Tzafrir Cohen wrote:

> This is basically the 'exec chroot . /sbin/init' from pivot_root(8) with
> some extras. A different process name (-a) should probably do no harm. I
> don't remember why it was introduced, though.

Running init with a different process name was a way to make sure we
run 'init' and not 'telinit'.  Now, since init and telinit are both
embedded in the same executable, this exec. makes sure that if you run
'init' and it is not the first process of the system, then you
probably wanted to run telinit... and then it runs the telinit code
(which requires a runlevel as an argument - thus the 'Usage: init.new
0123456SsQqAaBbCcUu' line).
So, until sysvinit-2.85, the assertion was either pid=1 or process
name='init.new'.  In 2.85 the assertion has changed to pid=1 only. 
With addition to that, the new code has added an option '-i/--init',
forcing the exec. to run the 'init' code and not the 'telinit' code.
So running init with a diff process name is indeed not a problem (and
backward compatible), but for the newer versions of sysvinit, add
'-i/--init'.

>> umount: /initrd: device is busy
>> Usage: init.new 0123456SsQqAaBbCcUu
>> VFS: Cannot open root device "dasdb1" or unknown-block(0,0)
>
> You're supposed to give init a "familiar" environment. Does init expect
> /initrd to be unmounted? Or maybe it has the code to unmount it on its
> own?
  
/initrd is always busy because some processes are still running from
there... when you run lsof, you see opened files under /initrd - like
/initrd/lib/libc...

> The file /dev/initctl is probably simply the first file init tries to
> access on the root file system.
  
That is true, but it's not the problem.  What happened here is the
code that ran was telinit and not init.  telinit tries to open the
initctl device to send a signal to its corresponding init process, but
it can't because init's not running yet.

>> Please append a correct "root=" boot option
>> Kernel panic: VFS: Unable to mount root fs on unknown-block(0,0)
>> HCPGIR450W CP entered; disabled wait PSW 00020001 80000000 00000000 0046CB4C
>>
>> Now  this is very odd because:
>> 1. Shouldn't init read the inittab for the chrooted system (it exists
>> -default runlevel - 3).
>>   

It should and it does, but when you called /sbin/init, it chose to run
telinit instead.  telinit's the one who doesn't read the inittab... it
requires an argument.

>> 2. When I explicitly run init 3 I get a different error mentioning ...
>> init.new: timeout opening/writing control channel /dev/initctl
>> 3. If I use the pivot_root(8) manpages _first_ example (running sh
>> instead of init) it works ok.
>>   
>
> What do you see on the root filesystem? Can you actually read files
> there?
>  
>> I read about initctl and it (the pipe) exists in the new filesystem.
>> I'm pretty much a RTFM kinda guy but I'm a bit stuck here - any ideas?

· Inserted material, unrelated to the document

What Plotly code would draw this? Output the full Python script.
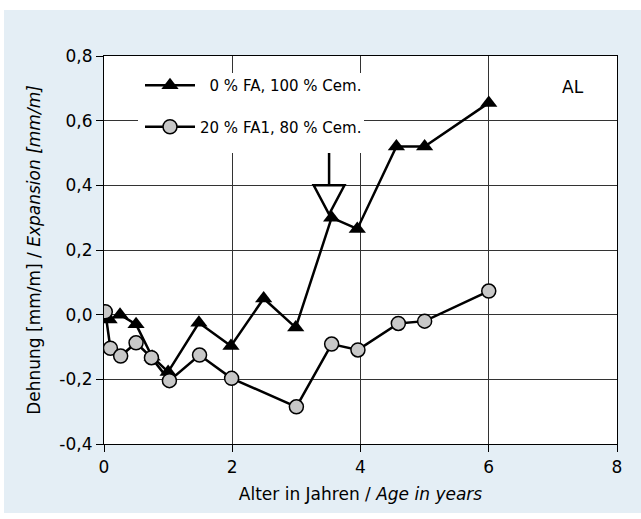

One of the things that init does is listen to /dev/initctl for
commands.  When you run telinit (to switch runlevels for example), it
sends a command through /dev/initctl to the init process, telling it
that the superuser has requested to switch runlevels.  If there's no
init running in the new chrooted environment yet (that's what we're
actually trying to achieve), then no one is listening on /dev/initctl.
 telinit tries to open and to write to /dev/initctl and fails on a
timeout because there's no one on the other side.